◆ Data supplied:
# # #

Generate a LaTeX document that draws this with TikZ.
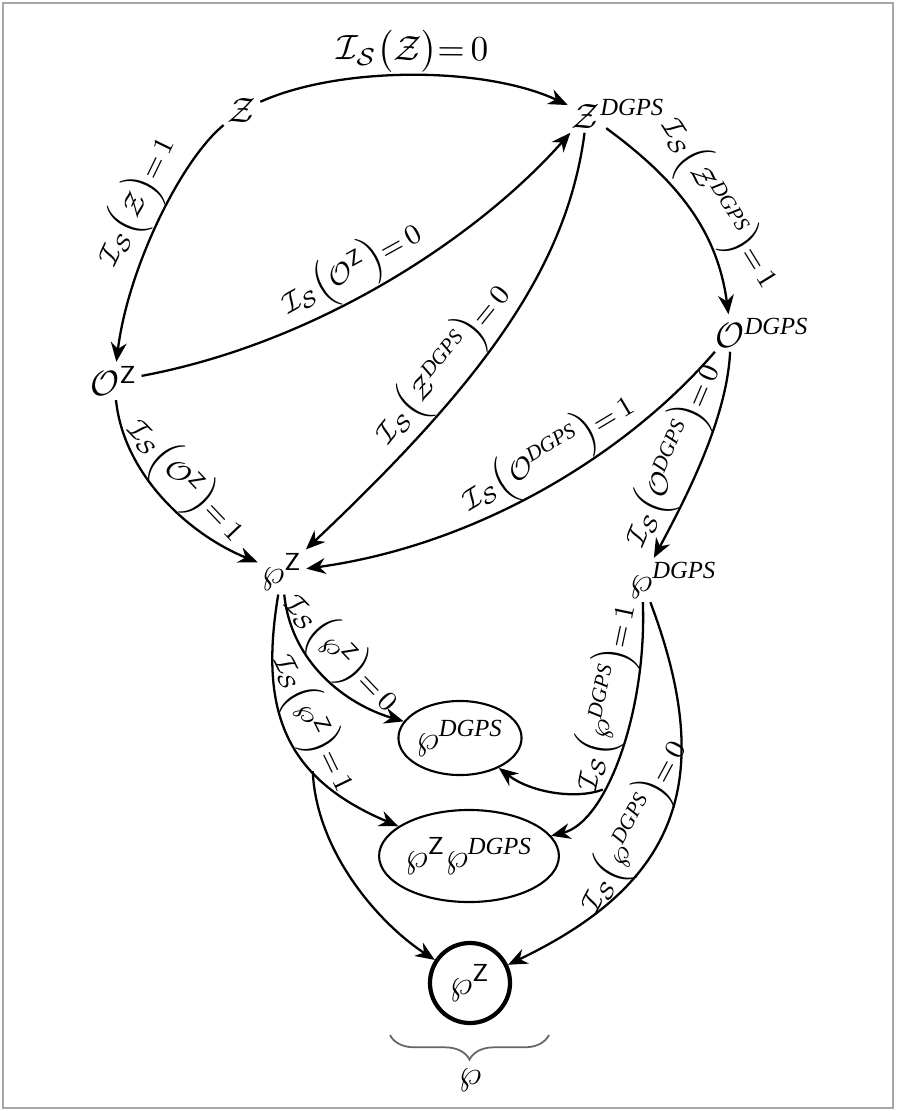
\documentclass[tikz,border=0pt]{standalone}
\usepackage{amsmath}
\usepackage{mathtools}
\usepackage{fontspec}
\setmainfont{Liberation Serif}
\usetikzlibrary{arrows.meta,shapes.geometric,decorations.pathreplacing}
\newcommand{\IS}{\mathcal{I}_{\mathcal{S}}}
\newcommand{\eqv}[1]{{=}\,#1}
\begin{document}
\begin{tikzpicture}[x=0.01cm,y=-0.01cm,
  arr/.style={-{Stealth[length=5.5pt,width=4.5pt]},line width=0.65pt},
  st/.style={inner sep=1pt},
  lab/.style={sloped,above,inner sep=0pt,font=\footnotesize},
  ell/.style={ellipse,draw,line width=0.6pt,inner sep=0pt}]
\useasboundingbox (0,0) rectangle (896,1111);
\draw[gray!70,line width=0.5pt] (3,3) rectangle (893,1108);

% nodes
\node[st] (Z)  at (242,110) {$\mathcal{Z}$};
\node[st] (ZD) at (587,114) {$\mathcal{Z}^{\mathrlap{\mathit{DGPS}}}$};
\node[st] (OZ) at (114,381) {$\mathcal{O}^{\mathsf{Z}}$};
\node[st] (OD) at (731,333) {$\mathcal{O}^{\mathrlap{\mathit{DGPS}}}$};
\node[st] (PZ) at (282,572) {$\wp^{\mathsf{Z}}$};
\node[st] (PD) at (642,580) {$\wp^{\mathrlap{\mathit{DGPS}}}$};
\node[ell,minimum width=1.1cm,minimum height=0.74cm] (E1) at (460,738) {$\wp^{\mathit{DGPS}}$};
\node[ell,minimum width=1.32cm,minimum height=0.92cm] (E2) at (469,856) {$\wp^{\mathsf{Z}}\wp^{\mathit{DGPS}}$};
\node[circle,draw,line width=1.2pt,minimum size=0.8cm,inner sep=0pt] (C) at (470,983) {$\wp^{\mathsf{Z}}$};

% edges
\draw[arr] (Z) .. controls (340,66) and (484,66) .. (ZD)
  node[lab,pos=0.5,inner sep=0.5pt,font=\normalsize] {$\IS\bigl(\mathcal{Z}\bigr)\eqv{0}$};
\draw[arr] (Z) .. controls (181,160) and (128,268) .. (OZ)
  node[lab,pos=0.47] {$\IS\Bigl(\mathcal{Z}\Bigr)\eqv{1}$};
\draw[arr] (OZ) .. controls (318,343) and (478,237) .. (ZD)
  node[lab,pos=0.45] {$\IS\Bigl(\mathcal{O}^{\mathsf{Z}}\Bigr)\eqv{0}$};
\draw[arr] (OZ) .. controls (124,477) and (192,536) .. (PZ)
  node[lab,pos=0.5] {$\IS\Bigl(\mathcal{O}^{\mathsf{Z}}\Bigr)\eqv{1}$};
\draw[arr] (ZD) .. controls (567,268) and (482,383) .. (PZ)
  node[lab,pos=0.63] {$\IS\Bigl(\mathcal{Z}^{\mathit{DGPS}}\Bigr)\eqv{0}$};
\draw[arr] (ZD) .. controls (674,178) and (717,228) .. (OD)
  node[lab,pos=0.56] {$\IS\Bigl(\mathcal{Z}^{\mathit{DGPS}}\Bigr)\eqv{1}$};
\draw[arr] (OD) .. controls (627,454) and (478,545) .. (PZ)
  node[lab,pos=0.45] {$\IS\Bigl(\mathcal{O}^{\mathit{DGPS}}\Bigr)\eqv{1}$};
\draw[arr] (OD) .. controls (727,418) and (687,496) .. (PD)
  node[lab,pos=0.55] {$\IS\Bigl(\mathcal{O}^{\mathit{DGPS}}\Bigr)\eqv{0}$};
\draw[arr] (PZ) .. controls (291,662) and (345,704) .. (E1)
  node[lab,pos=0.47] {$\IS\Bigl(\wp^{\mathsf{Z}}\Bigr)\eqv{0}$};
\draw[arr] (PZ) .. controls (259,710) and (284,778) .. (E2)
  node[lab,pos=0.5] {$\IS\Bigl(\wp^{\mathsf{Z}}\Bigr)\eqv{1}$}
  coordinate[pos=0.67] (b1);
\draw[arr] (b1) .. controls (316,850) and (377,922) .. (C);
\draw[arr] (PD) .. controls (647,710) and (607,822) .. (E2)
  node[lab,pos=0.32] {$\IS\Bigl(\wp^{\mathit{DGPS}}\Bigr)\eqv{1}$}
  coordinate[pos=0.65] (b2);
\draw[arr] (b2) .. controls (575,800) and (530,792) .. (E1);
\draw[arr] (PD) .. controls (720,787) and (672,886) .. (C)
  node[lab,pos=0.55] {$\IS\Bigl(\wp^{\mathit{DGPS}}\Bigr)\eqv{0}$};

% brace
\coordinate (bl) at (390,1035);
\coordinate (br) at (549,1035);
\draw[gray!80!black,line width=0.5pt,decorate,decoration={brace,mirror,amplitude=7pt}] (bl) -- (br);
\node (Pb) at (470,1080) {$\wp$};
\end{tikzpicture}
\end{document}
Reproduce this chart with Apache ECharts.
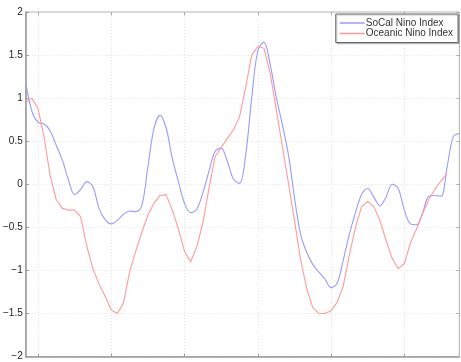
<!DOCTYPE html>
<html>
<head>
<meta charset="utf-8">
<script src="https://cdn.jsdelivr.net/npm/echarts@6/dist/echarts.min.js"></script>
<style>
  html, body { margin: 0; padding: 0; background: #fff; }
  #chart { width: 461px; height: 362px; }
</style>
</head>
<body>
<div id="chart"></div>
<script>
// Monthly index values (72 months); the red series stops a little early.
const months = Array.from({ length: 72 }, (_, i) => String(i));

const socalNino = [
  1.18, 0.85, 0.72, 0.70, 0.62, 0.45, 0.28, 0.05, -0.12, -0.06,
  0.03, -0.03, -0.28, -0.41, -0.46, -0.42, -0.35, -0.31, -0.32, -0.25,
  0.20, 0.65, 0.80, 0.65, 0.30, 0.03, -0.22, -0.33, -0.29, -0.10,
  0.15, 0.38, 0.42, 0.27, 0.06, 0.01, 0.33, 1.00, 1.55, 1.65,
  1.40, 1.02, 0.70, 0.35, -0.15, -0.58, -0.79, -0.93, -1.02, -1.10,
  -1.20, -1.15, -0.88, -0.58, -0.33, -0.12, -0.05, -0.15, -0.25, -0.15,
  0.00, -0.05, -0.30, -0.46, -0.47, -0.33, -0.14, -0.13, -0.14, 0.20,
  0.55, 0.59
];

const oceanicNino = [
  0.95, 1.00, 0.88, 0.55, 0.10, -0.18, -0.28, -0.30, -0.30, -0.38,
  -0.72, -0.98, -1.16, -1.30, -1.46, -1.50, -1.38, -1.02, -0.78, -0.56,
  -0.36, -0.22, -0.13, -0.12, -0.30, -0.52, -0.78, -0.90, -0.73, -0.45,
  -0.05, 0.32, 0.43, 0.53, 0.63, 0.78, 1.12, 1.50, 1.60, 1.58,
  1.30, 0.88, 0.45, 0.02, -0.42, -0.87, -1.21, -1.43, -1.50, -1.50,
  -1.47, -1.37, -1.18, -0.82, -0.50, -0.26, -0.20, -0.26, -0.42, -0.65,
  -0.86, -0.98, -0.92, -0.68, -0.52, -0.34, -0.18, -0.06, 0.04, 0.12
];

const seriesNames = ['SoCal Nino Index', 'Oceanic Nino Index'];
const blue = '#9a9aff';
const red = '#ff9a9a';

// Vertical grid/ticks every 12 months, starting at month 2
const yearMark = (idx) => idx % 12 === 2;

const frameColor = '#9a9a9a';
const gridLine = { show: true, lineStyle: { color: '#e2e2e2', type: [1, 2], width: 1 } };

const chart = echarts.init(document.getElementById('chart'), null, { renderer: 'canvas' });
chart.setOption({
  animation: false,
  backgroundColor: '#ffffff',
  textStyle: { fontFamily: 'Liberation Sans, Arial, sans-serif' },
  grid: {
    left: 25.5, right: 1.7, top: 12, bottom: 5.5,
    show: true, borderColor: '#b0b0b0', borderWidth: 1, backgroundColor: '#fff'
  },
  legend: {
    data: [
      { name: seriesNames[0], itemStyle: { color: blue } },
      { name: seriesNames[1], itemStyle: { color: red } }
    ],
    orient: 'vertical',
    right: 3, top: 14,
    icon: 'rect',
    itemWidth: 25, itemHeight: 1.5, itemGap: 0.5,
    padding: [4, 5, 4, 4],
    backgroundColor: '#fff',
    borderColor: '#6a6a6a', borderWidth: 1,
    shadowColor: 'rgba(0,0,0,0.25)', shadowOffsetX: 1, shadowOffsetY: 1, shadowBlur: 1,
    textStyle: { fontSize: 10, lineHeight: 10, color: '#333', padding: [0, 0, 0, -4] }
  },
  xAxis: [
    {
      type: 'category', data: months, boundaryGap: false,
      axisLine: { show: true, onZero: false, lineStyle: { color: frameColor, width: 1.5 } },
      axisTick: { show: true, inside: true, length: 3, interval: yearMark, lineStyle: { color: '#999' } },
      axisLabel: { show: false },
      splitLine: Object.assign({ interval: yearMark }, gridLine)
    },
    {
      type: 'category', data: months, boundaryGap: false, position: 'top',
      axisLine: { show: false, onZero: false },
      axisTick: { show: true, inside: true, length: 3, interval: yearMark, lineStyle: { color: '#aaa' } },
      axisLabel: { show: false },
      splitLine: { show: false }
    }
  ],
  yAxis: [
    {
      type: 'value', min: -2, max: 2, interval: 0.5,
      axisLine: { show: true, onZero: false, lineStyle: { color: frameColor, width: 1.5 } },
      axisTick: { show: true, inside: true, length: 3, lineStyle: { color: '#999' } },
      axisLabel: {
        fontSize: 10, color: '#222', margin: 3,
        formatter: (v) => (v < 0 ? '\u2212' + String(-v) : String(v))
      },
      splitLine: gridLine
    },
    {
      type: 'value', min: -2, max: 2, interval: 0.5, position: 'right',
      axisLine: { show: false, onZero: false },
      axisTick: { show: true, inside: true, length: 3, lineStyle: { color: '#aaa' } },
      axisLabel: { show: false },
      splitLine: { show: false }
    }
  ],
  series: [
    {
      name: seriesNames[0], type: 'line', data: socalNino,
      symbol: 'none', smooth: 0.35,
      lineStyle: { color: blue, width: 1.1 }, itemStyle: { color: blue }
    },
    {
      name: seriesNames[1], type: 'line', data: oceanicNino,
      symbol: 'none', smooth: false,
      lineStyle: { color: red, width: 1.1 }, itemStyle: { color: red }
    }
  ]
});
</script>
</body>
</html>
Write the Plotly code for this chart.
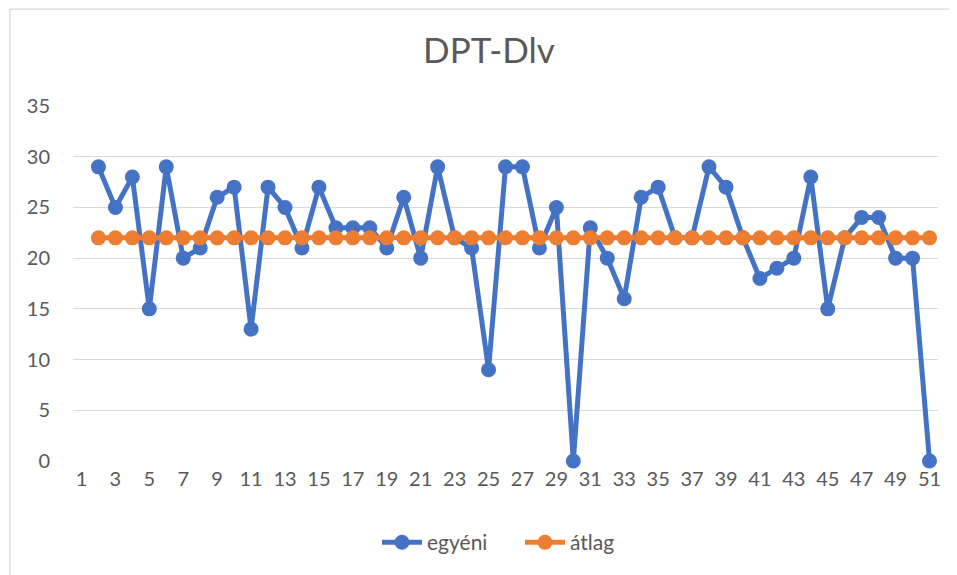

# # #

◆ Stated goal: Out of the records above, set down only the lines from the one that contains "Reproduce this chart with Apache ECharts." through the one that contains "2], width: 1", unchanged and without the pictures.

◆ Final result:
Reproduce this chart with Apache ECharts.
<!DOCTYPE html>
<html>
<head>
<meta charset="utf-8">
<script src="https://cdn.jsdelivr.net/npm/echarts@6/dist/echarts.min.js"></script>
<style>
  html, body { margin: 0; padding: 0; background: #fff; }
  #chart { width: 461px; height: 362px; }
</style>
</head>
<body>
<div id="chart"></div>
<script>
// Monthly index values (72 months); the red series stops a little early.
const months = Array.from({ length: 72 }, (_, i) => String(i));

const socalNino = [
  1.18, 0.85, 0.72, 0.70, 0.62, 0.45, 0.28, 0.05, -0.12, -0.06,
  0.03, -0.03, -0.28, -0.41, -0.46, -0.42, -0.35, -0.31, -0.32, -0.25,
  0.20, 0.65, 0.80, 0.65, 0.30, 0.03, -0.22, -0.33, -0.29, -0.10,
  0.15, 0.38, 0.42, 0.27, 0.06, 0.01, 0.33, 1.00, 1.55, 1.65,
  1.40, 1.02, 0.70, 0.35, -0.15, -0.58, -0.79, -0.93, -1.02, -1.10,
  -1.20, -1.15, -0.88, -0.58, -0.33, -0.12, -0.05, -0.15, -0.25, -0.15,
  0.00, -0.05, -0.30, -0.46, -0.47, -0.33, -0.14, -0.13, -0.14, 0.20,
  0.55, 0.59
];

const oceanicNino = [
  0.95, 1.00, 0.88, 0.55, 0.10, -0.18, -0.28, -0.30, -0.30, -0.38,
  -0.72, -0.98, -1.16, -1.30, -1.46, -1.50, -1.38, -1.02, -0.78, -0.56,
  -0.36, -0.22, -0.13, -0.12, -0.30, -0.52, -0.78, -0.90, -0.73, -0.45,
  -0.05, 0.32, 0.43, 0.53, 0.63, 0.78, 1.12, 1.50, 1.60, 1.58,
  1.30, 0.88, 0.45, 0.02, -0.42, -0.87, -1.21, -1.43, -1.50, -1.50,
  -1.47, -1.37, -1.18, -0.82, -0.50, -0.26, -0.20, -0.26, -0.42, -0.65,
  -0.86, -0.98, -0.92, -0.68, -0.52, -0.34, -0.18, -0.06, 0.04, 0.12
];

const seriesNames = ['SoCal Nino Index', 'Oceanic Nino Index'];
const blue = '#9a9aff';
const red = '#ff9a9a';

// Vertical grid/ticks every 12 months, starting at month 2
const yearMark = (idx) => idx % 12 === 2;

const frameColor = '#9a9a9a';
const gridLine = { show: true, lineStyle: { color: '#e2e2e2', type: [1, 2], width: 1 } };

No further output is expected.